352. 2014 World Series, Game 7, Part 2

November 1, 2014

The flow of situations through the mind makes up what we call a story, complete with beginning, middle, and end. Each baseball player in a given game lives his own story from the perspective of his defensive position on the field and offensive turns at bat. The story of the game as a whole is a compilation of the stories lived by the individual players (characters) as woven into a coherent narrative binding the high points of separate plays into a pattern making up the flow of collective experience from first to last inning.

The basic organization (plot) of the 2014 World Series as played out in Kansas City (beginning and end) and San Francisco (middle) is based on the conflicting motivations of two teams from different regions each dedicated to defeating the other. Conflict between worthy adversaries is at the heart of every game of baseball (football, basketball, soccer, cricket, chess, bridge, etc.) That is, each game is meant to display the similarities and differences between two teams playing by the same rules under identical circumstances, the score giving a measure of their relative strengths and weaknesses on a particular occasion.

Which is a gross generalization when put into words, while each game of baseball is based on specific comparisons played out on the field: strike or ball, fair or foul, safe or out, left or right, on or off, fast or slow, stop or go, ahead or behind, win or lose. Each game is told by its experiential specifics at the time of play, not its watered-down statistics after the fact.

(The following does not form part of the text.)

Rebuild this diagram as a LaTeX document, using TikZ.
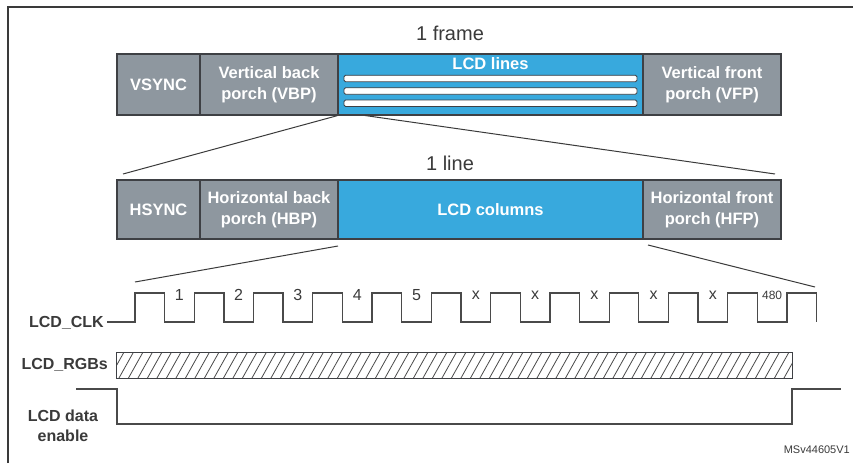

The drama is in the setting up, enacting, and fulfillment of one play after another in the stream of each player’s consciousness. The game exists in the subjective experience of all in attendance, not in the record books which are dry summaries stacked on shelves.

What we notice at the time are the contrasts that test our expectancies for better or worse, falling short in disappointment or exceeding in joy at the way thing turn out. That’s where the excitement and adventure lie—in the difference between what we expect and what happens on the field. Every play sprouts from the soil prepared by preceding plays. Each game is organic, not factual or statistical. It lives in the minds of those who witness it. Those fully present to each play as it unfolds.

Baseball plays right into the arms of consciousness, which thrives on contrasts, differences, oppositions, disparities, and surprises. Pea soup is an apt metaphor for fog because it’s the same all around us, masking the beacons and landmarks we need to navigate by. Baseball wakes us up. It is nothing but landmarks for navigating the bases, infield, outfield. Keep your eye on the ball and act accordingly. Singles, doubles, triples, home runs—these are the outstanding features of baseball, along with pitches, catches, throws, swings, hits, misses, walks, bunts, stolen bases, outs, and errors. You never know what the next pitch will bring.

In game 7, Mike Moustakas’ triple with two out in the bottom of the ninth sent an electric jolt through every mind in the park. As Pablo Sandoval’s catch a few heartbeats later gave an even bigger jolt, clinching a year of champion pride for the Giants, a year of regretful determination for the Royals.

Those jolts are what baseball is all about. Showing what you can do. Playing to make a difference. Distinguishing yourself in a field of worthy rivals. That is the essential story of our living our lives on this Earth. Not eliminating the competition as in warfare, but bringing it up to your level so you can both do your best, even if at the moment one comes in first and the other second.